Hope your first few weeks of school have gone smoothly. I can't tell you how great it feels to know that everyone is back in school as I have been teaching since the middle of July and am soon to be on break. It is still monsoon season here and the rains have been like no other than I have experienced before. It is a lot of fun to sit and watch out over the river during a storm. Soon the weather will turn beautiful and I will be able to swim each day.
I moved since I last wrote and am now living off campus in a twenty-five story building on the 12th floor in a studio apartment overlooking the Ping River, the mountains, and the city. I have a nice balcony and a great swimming pool.
Teaching bilingual science to the boys can be a challenge when I am teaching without my Thai teacher. Fifty-four students in a class is hard to handle. Luckily it is only on rare occasions that I am left alone with them. They don't mess around with a Thai teacher in the room. My favorite times are working in the computer lab classes a week and teaching conversational English to other teacher is also fun.
One of my favorite adventures so far was our trip to the border school. It is one of the queen's special projects for the hill tribe living on the border of Burma. (Myanmar) This is where my son Toby will be a volunteer and spend a few months up there. We traveled for about two hours by van and turned onto a dirt road for another half hour up into the mountains. The school is in a valley surrounded by mountains and vibrant green forests. About thirty students attend the school and are of all ages from about five to eighteen. The children were all dressed up and ready to greet us when we arrived. Our Montfort boys brought each student a large bag of rice. The people of the village are very poor. The people of the village have been taught to grow cash crops like corn in the place of what they used to grow in the past. It was a great trip and I would like to volunteer a week up there myself.

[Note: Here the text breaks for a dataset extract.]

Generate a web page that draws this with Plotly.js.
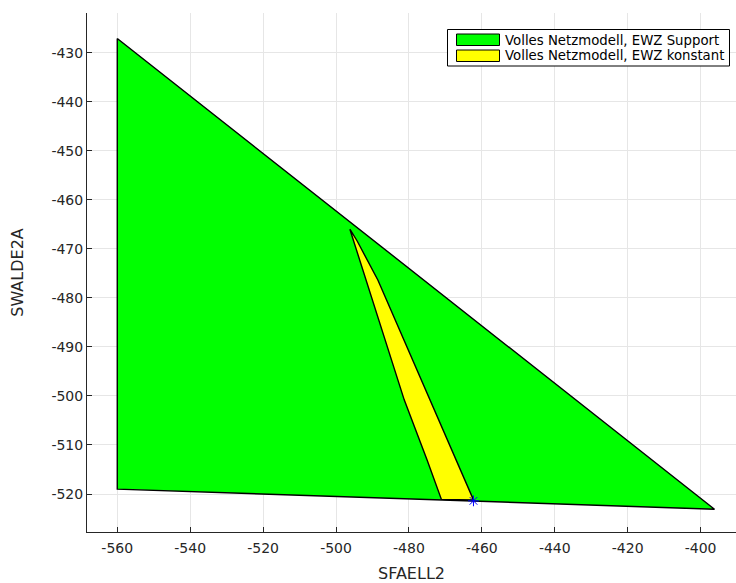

I am learning how to cross the street without getting hit and this is no easy task. I usually walk to school each morning which takes me around fifteen minutes. Most times people will stop and offer me a ride when they see the uniform or the Montfort shirt. This can be embarrassing if they stop on a motorcycle and you are wearing a skirt. The women here ride sidesaddle in skirts and dresses on these small bikes and they hold on to nothing. They must have exceptional balance. I had to tell the man I preferred to walk because I knew that if I tried to
ride that way, we would have ended up in an accident and that would not have been pretty.